Zenefits, the software startup that has faced a number of regulatory penalties, said on Thursday it is changing its business to provide software to insurance brokers.
In a change of course, Zenefits will no longer act as an insurance broker but rather will provide software to brokerages that sell benefits to companies, Zenefits said.
It will get a slice of revenue from the deals those brokerage firms make. Its first customer is Atlanta-based broker OneDigital.
Chief Executive Jay Fulcher, who in February became Zenefits’ third CEO in a year, said Zenefits’ expertise is in software, not insurance brokerage, and the startup suffered from not having brokers in local markets to meet with businesses and explain insurance options face to face.
“Brokerage kind of requires a really personal approach,” Fulcher said.
Zenefits was founded in 2013 and originally provided free software for businesses to automate their human resources services, such as hiring and payroll, and made money acting as a broker, selling companies health insurance plans. In early 2016, Zenefits co-founder and CEO Parker Conrad resigned amid revelations that employees had been selling health insurance without the proper licensing. Regulators opened investigations into the company and a number of states levied fines against Zenefits. The company was forced to slash its own valuation from $4.5 billion to $2 billion to avoid litigation from its investors.
In its new iteration, Zenefits will keep and even expand its human resources software but will no longer give it away for free. It had already begun charging for some of its services.

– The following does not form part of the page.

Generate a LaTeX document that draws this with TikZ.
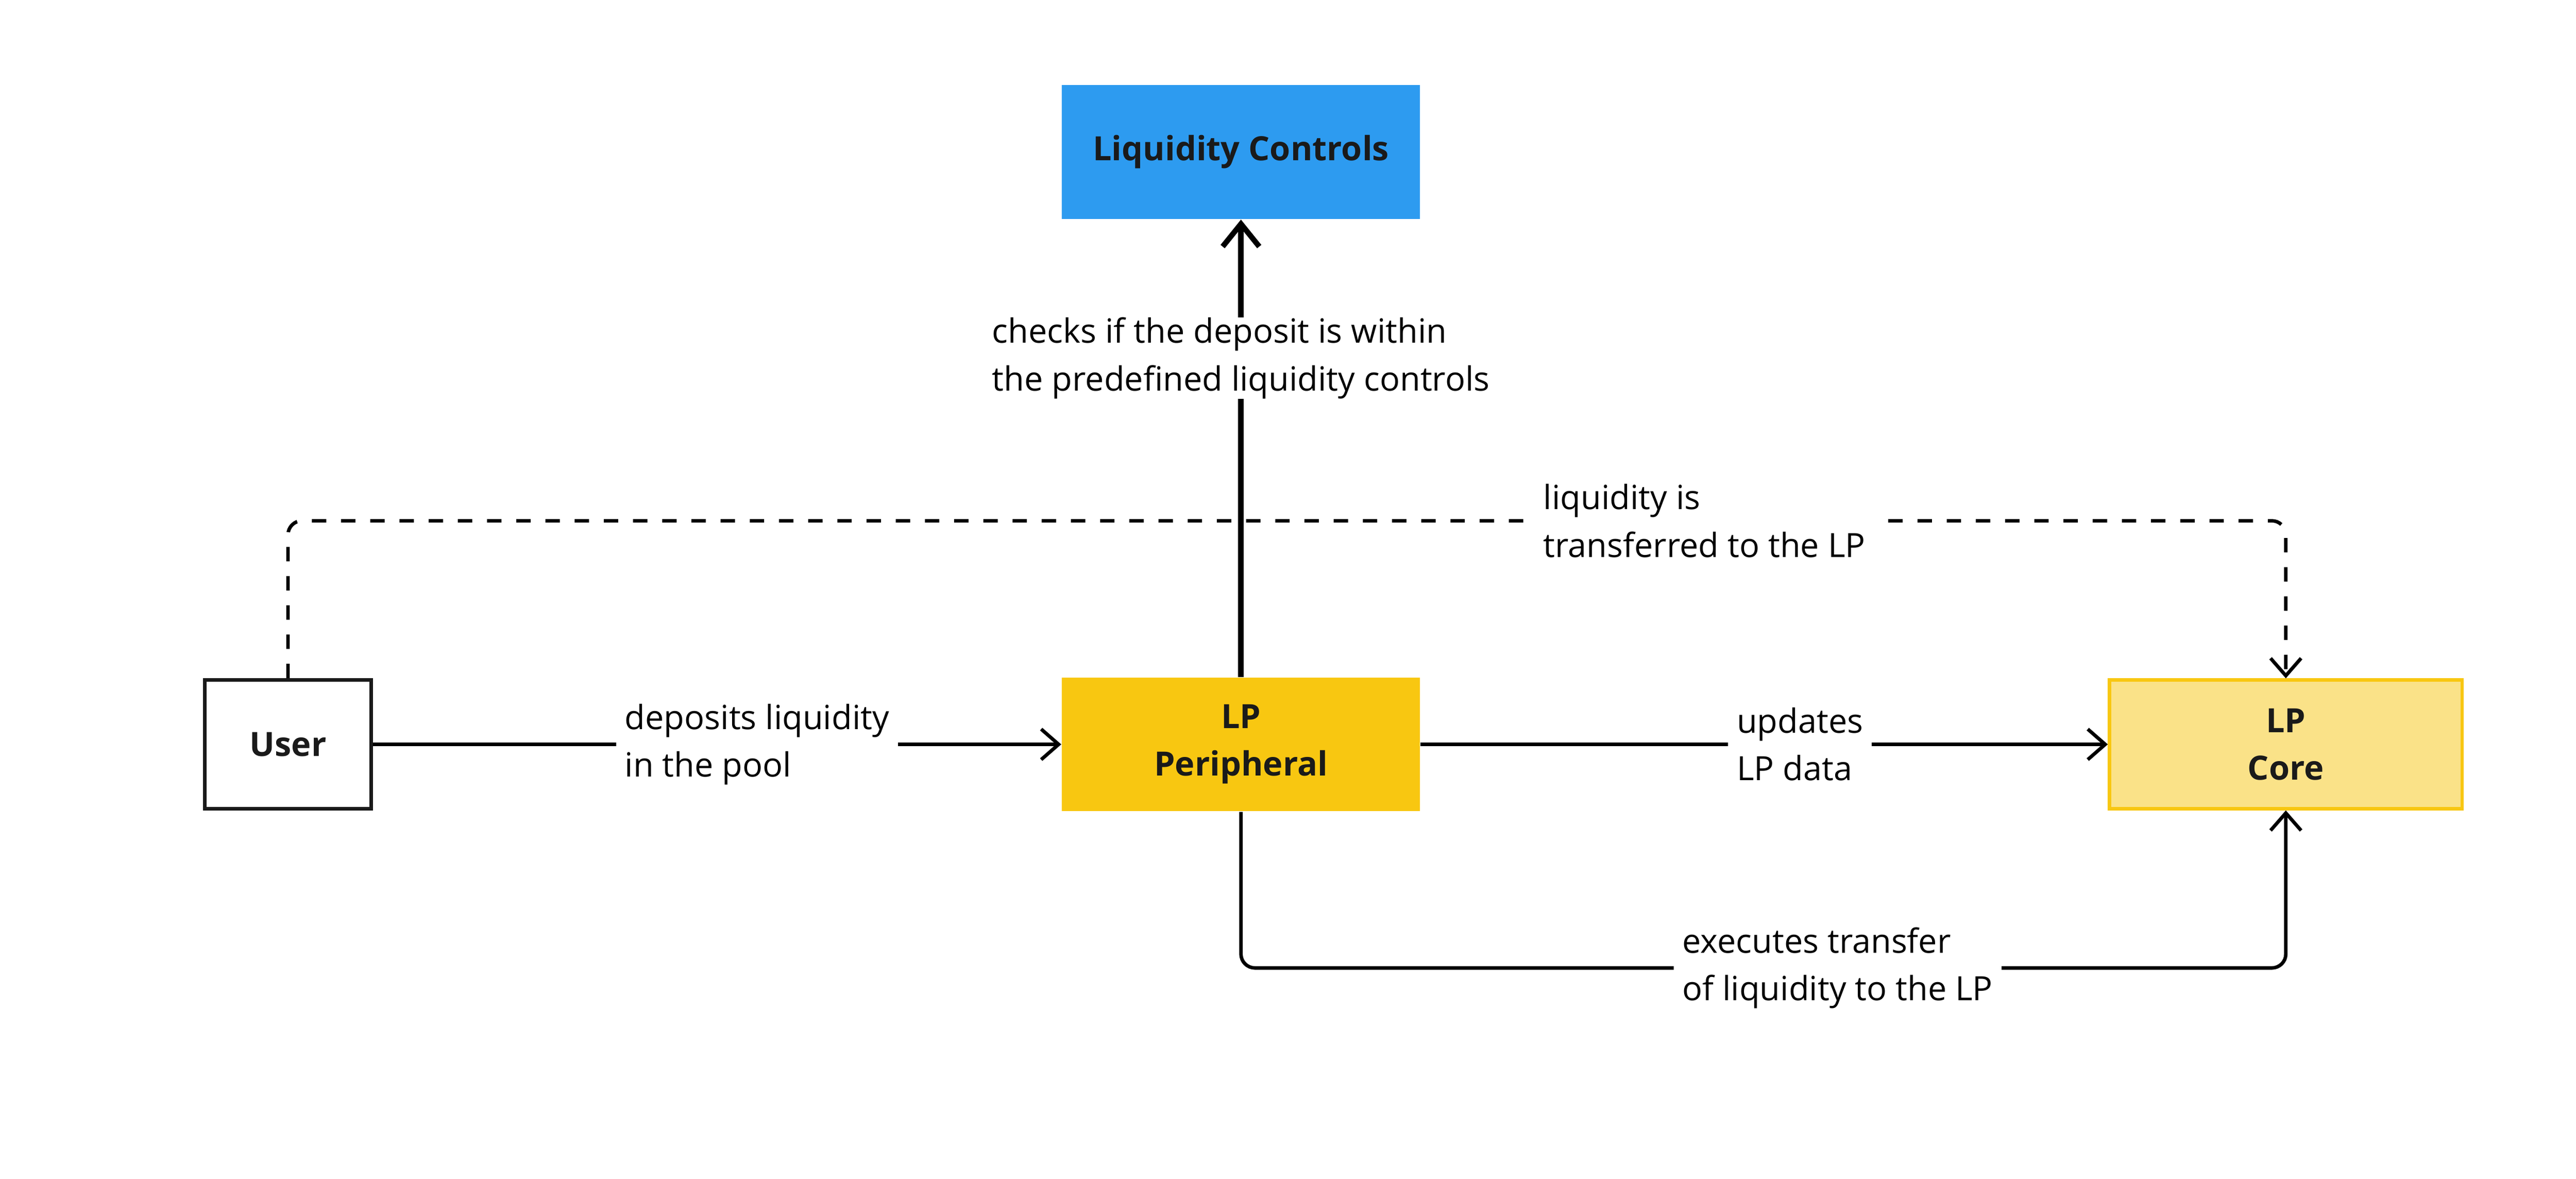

Zenefits still has some 8,700 customers for which it was acting as a broker, and will transfer those customers over to OneDigital.
Fulcher said the company was moving beyond the controversies of the last year and a half.
“Despite the turbulence, there’s a really smart team here,” he said. “The company’s just got incredibly good bones and the ingredients are all there for the company to be an industry leader.”
Zenefits has about 500 employees, following hundreds of layoffs last year.